EQUITY AS AN INVESTMENT VEHICLE IN INDIA
In India there are approximately 2.02 million retail investors which is a meagre 0.2% of the total population. Indian households have an inclination towards investing in safe haven bank deposits like Fixed Deposits or Government Securities like National Savings Certificate etc.

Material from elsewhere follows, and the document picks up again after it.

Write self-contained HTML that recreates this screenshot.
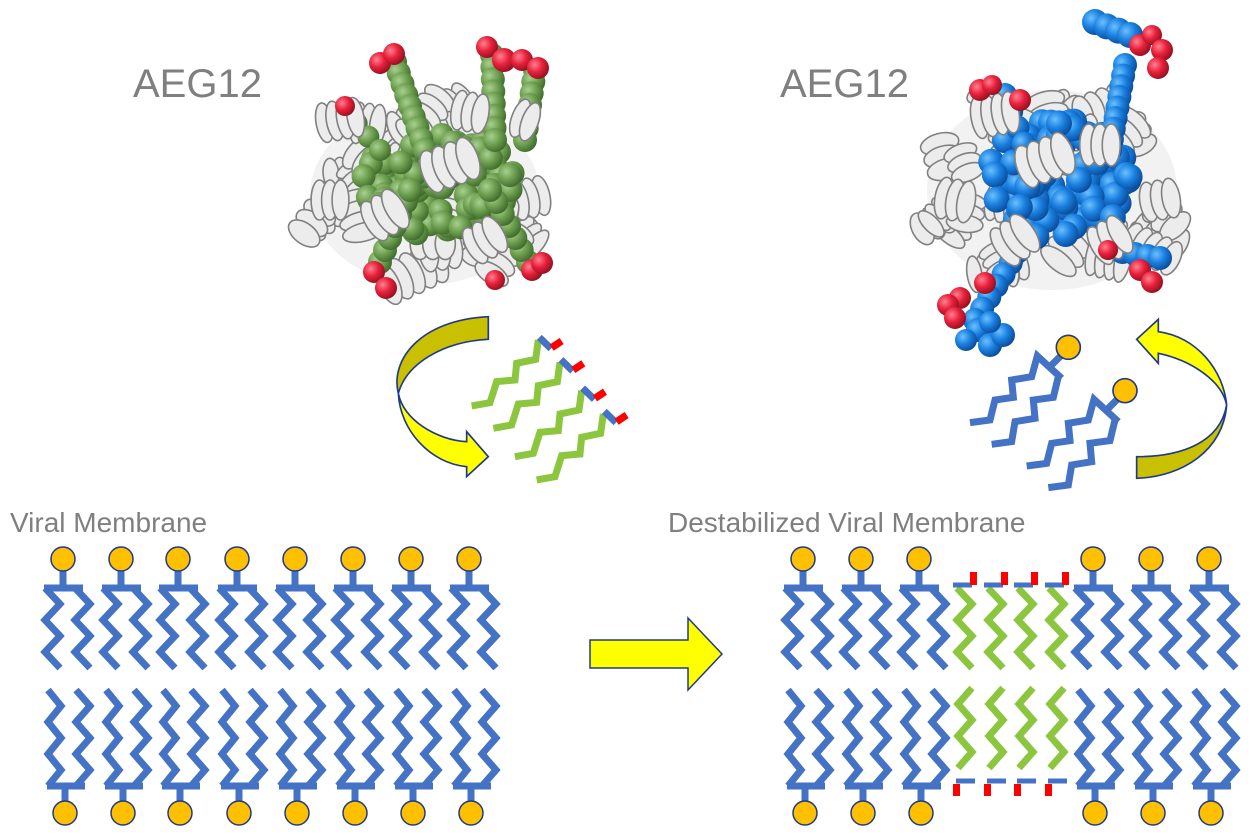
<!DOCTYPE html>
<html><head><meta charset="utf-8"><style>
html,body{margin:0;padding:0;background:#fff;width:1254px;height:836px;overflow:hidden}
svg{display:block}
text{font-family:"Liberation Sans",sans-serif;fill:#7f7f7f}
</style></head><body>
<svg id="s" width="1254" height="836" viewBox="0 0 1254 836" xmlns="http://www.w3.org/2000/svg">
<defs>
<linearGradient id="gl" x1="0" y1="0" x2="0" y2="1"><stop offset="0.47" stop-color="#c8c000"/><stop offset="0.47" stop-color="#ffff00"/></linearGradient>
<linearGradient id="gr" x1="0" y1="0" x2="0" y2="1"><stop offset="0.54" stop-color="#ffff00"/><stop offset="0.54" stop-color="#c8c000"/></linearGradient>
<radialGradient id="sg" cx="0.35" cy="0.35" r="0.7"><stop offset="0" stop-color="#a8d090"/><stop offset="0.5" stop-color="#6ea050"/><stop offset="1" stop-color="#3f6a2c"/></radialGradient>
<radialGradient id="sb" cx="0.35" cy="0.35" r="0.7"><stop offset="0" stop-color="#6cc0ff"/><stop offset="0.5" stop-color="#1a80e0"/><stop offset="1" stop-color="#0a4a98"/></radialGradient>
<radialGradient id="sr" cx="0.35" cy="0.35" r="0.7"><stop offset="0" stop-color="#ff8090"/><stop offset="0.5" stop-color="#e8203a"/><stop offset="1" stop-color="#901020"/></radialGradient>
</defs>
<text x="133" y="97" font-size="40">AEG12</text>
<text x="780" y="97" font-size="40">AEG12</text>
<text x="10" y="532" font-size="28">Viral Membrane</text>
<text x="668" y="532" font-size="28">Destabilized Viral Membrane</text>
<g id="prot"></g>
<g transform="translate(370,310) scale(0.3333)">
<path d="M355,20 L355,88 C220,95 110,160 85,250 C90,360 180,460 290,470 L290,500 L355,440 L290,365 L290,395 C200,390 100,330 85,250 C60,150 150,30 355,20 Z" fill="url(#gl)" stroke="#1f3a8a" stroke-width="5"/>
</g>
<g transform="translate(950,310) scale(0.3333)">
<path d="M625,65 L625,28 L560,88 L625,160 L625,130 C720,150 815,210 830,285 C810,400 690,440 560,440 L560,505 C700,500 820,420 830,285 C820,180 740,80 625,65 Z" fill="url(#gr)" stroke="#1f3a8a" stroke-width="5"/>
</g>
<path d="M590,640 L688,640 L688,618 L722,654 L688,690 L688,668 L590,668 Z" fill="#ffff00" stroke="#1f3a8a" stroke-width="1.5"/>
</svg>
<script>
var s=document.getElementById('s'),NS='http://www.w3.org/2000/svg';
function el(t,a,p){var e=document.createElementNS(NS,t);for(var k in a)e.setAttribute(k,a[k]);(p||s).appendChild(e);return e;}
var B='#4472c4',G='#8cc63f';
function pl(pts,c,w,p){el('polyline',{points:pts.map(function(q){return q.join(',')}).join(' '),fill:'none',stroke:c,'stroke-width':w,'stroke-linejoin':'miter','stroke-miterlimit':10,'stroke-linecap':'butt'},p);}
function zig(x1,x2,y0,y1,step){var r=[],i=0;for(var y=y0;y<=y1+0.1;y+=step){r.push([i%2?x2:x1,y]);i++;}return r;}
function lipid(c){
  el('line',{x1:c,y1:570,x2:c,y2:588,stroke:B,'stroke-width':7});
  el('line',{x1:c+2,y1:786,x2:c+2,y2:803,stroke:B,'stroke-width':7});
  el('line',{x1:c-19,y1:588,x2:c+20,y2:588,stroke:B,'stroke-width':7});
  el('line',{x1:c-16,y1:786,x2:c+22,y2:786,stroke:B,'stroke-width':7});
  pl(zig(c-18,c-3,588,676,16),B,7);
  pl(zig(c-15,c-2,690,786,16),B,7);
  pl(zig(c+12,c+27,588,676,16),B,7);
  pl(zig(c+13,c+27,690,786,16),B,7);
  el('circle',{cx:c,cy:559,r:12,fill:'#ffc000',stroke:'#1f3a8a','stroke-width':1.5});
  el('circle',{cx:c+2,cy:813,r:12,fill:'#ffc000',stroke:'#1f3a8a','stroke-width':1.5});
}
[63,121,178,237,295,353,411,469,803,861,919,1093,1151,1209].forEach(lipid);
[956,987,1017,1048].forEach(function(c){
  pl(zig(c+1,c+16,588,676,16),G,7);
  pl(zig(c+16,c+2,688,780,16),G,7);
  el('line',{x1:c-3,y1:585,x2:c+16,y2:585,stroke:B,'stroke-width':5});
  el('rect',{x:c+14,y:572,width:7,height:13,fill:'#ff0000'});
  el('line',{x1:c,y1:781,x2:c+19,y2:781,stroke:B,'stroke-width':5});
  el('rect',{x:c-3,y:784,width:7,height:12,fill:'#ff0000'});
});
var gz=el('g',{transform:'translate(370,310) scale(0.3333)'});
var shape=[[0,0],[55,-10],[75,-73],[130,-78],[135,-128],[192,-140],[200,-198]];
[[305,288],[370,355],[435,440],[500,510]].forEach(function(o){
  pl(shape.map(function(p){return [p[0]+o[0],p[1]+o[1]]}),G,21,gz);
  pl([[o[0]+203,o[1]-206],[o[0]+238,o[1]-172]],B,21,gz);
  el('line',{x1:o[0]+240,y1:o[1]-175,x2:o[0]+270,y2:o[1]-195,stroke:'#ff0000','stroke-width':22},gz);
});
var bz=el('g',{transform:'translate(950,310) scale(0.3333)'});
[[0,0],[170,130]].forEach(function(o){
  function T(a){return a.map(function(p){return [p[0]+o[0],p[1]+o[1]]})}
  pl(T([[60,338],[120,330],[135,270],[190,262],[185,210],[245,200],[262,138],[335,205]]),B,21,bz);
  pl(T([[125,403],[185,395],[195,335],[255,325],[250,270],[310,262],[325,200]]),B,21,bz);
  el('line',{x1:o[0]+300,y1:o[1]+170,x2:o[0]+340,y2:o[1]+130,stroke:B,'stroke-width':21},bz);
  el('circle',{cx:o[0]+355,cy:o[1]+112,r:36,fill:'#ffc000',stroke:'#1f3a8a','stroke-width':5},bz);
});
var pg=document.getElementById('prot');
var seed=7;function rnd(){seed=(seed*9301+49297)%233280;return seed/233280;}
function helix(cx,cy,rx,ry,n,ang){var g=el('g',{transform:'translate('+cx+','+cy+') rotate('+ang+')'},pg);
  for(var i=0;i<n;i++){el('ellipse',{cx:(i-(n-1)/2)*rx*0.75,cy:0,rx:rx*0.6,ry:ry,fill:'#ececec',stroke:'#808080','stroke-width':1.6},g);}}
function blob(cx,cy,rx,ry,n){for(var i=0;i<n;i++){var a=rnd()*6.283,r=Math.sqrt(rnd());helix(cx+Math.cos(a)*rx*r,cy+Math.sin(a)*ry*r,12+rnd()*6,15+rnd()*7,3+Math.floor(rnd()*3),rnd()*180);}}
function sph(pts,g,r){pts.forEach(function(p){el('circle',{cx:p[0],cy:p[1],r:p[2]||r,fill:'url(#'+g+')'},pg);});}
function chain(a,b,n,g,r){var r2=[];for(var i=0;i<=n;i++)r2.push([a[0]+(b[0]-a[0])*i/n,a[1]+(b[1]-a[1])*i/n]);sph(r2,g,r);}
// left protein
el('ellipse',{cx:425,cy:195,rx:115,ry:90,fill:'#f2f2f2'},pg);
blob(425,195,115,90,34);
var gc=[];for(var i=0;i<110;i++){var a=rnd()*6.283,r=Math.sqrt(rnd());gc.push([440+Math.cos(a)*80*r,185+Math.sin(a)*52*r]);}
sph(gc,'sg',12);
chain([395,62],[425,150],8,'sg',12);chain([492,55],[495,140],7,'sg',12);chain([535,70],[525,140],6,'sg',12);
chain([380,262],[410,190],6,'sg',12);chain([528,262],[490,190],6,'sg',12);chain([345,110],[380,150],3,'sg',11);
helix(450,165,17,22,4,-20);helix(470,112,14,20,3,10);helix(340,120,14,20,4,-10);helix(385,215,16,22,3,-30);helix(485,240,15,20,3,-30);helix(330,200,14,20,3,0);helix(525,120,14,20,2,20);
sph([[380,63,11],[394,54,11],[487,47,11],[504,60,12],[522,60,11],[538,68,11],[345,106,10],[374,272,11],[386,288,11],[532,270,11],[542,263,11],[495,280,10]],'sr');
// right protein
seed=31;
el('ellipse',{cx:1052,cy:190,rx:125,ry:100,fill:'#f2f2f2'},pg);
blob(1052,190,125,100,38);
var bc=[];for(var i=0;i<110;i++){var a=rnd()*6.283,r=Math.sqrt(rnd());bc.push([1058+Math.cos(a)*72*r,180+Math.sin(a)*60*r]);}
sph(bc,'sb',13);
chain([1125,65],[1110,150],8,'sb',12);chain([1095,22],[1130,35],3,'sb',13);chain([1005,95],[1030,160],4,'sb',12);
chain([1025,240],[975,320],7,'sb',12);sph([[978,330,12],[990,345,12],[1003,335,12],[966,340,11],[990,322,11]],'sb');
chain([1110,250],[1160,258],4,'sb',12);
helix(1045,160,17,22,4,-20);helix(1100,145,15,21,3,0);helix(995,115,14,21,4,-10);helix(1015,240,16,22,3,-35);helix(1110,240,15,21,3,-30);helix(955,200,15,21,3,10);helix(1160,200,15,20,3,-10);
sph([[1140,45,11],[1152,35,10],[1162,50,11],[1158,68,11],[980,90,11],[1020,100,11],[992,85,10],[960,298,11],[985,283,11],[948,305,11],[955,318,11],[1140,270,11],[1152,282,11],[1108,250,10]],'sr');
</script>
</body></html>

Another asset that Indian investors readily park their savings is the yellow metal gold, for cultural reason but more certainly for a fact that the value is less volatile with lucrative returns.
This is given by the fact that Indian households hold 25000 tonnes of gold.
But, what is even more mind-boggling is that the Sensex-rose from INR 1027.38 in 1991 to INR 47848 at the penultimate day of fiscal 2020 giving a CAGR i.e. compound annual growth rate of 13.659% whereas an investment in FD yields around 7-8%.
There are various instruments except the traditional direct investment in equity which do not require significant knowledge like Equity Mutual Funds which are open-ended funds and are professionally managed generally to a specific mandate like Mid-Cap, Small-Cap and Large-Cap etc. ETF’s -Exchange traded fund- which have a basket of equity stocks underlying every unit of ETF. Most famous in the Indian Stock Market is NIFTY ETF’s. The most prominent feature is that as an investor you hedge by diversifying amongst various sectors of the economy like Banking, Energy, FMCG, Material, IT, Pharma etc. Next we have Equity Linked Savings Scheme-that are similar to Mutual Funds except that they are close ended. Equity investments entail a return roughly 13-14% over a decade and a half.
Equity investments entail a:
· 15% tax on STCS-(Small Term Capital Gain) on capital gains earned within one year.
· 10% tax on LTCG-(Small Term Capital Gain) on capital gains in excess of INR 100,000 earned over an investment horizon greater than a year.
The dividends are taxed according to the tax slab in which the investor falls.
ELSS-(Equity Linked Saving Scheme)-
They offer a restriction on redemption till 3 years. There is no upper limit on investment in ELSS however tax deduction is to the tune of INR 150,000 that isn’t offered in other mutual funds (Under section 80C of Income Tax Act) Dividends are tax exempt.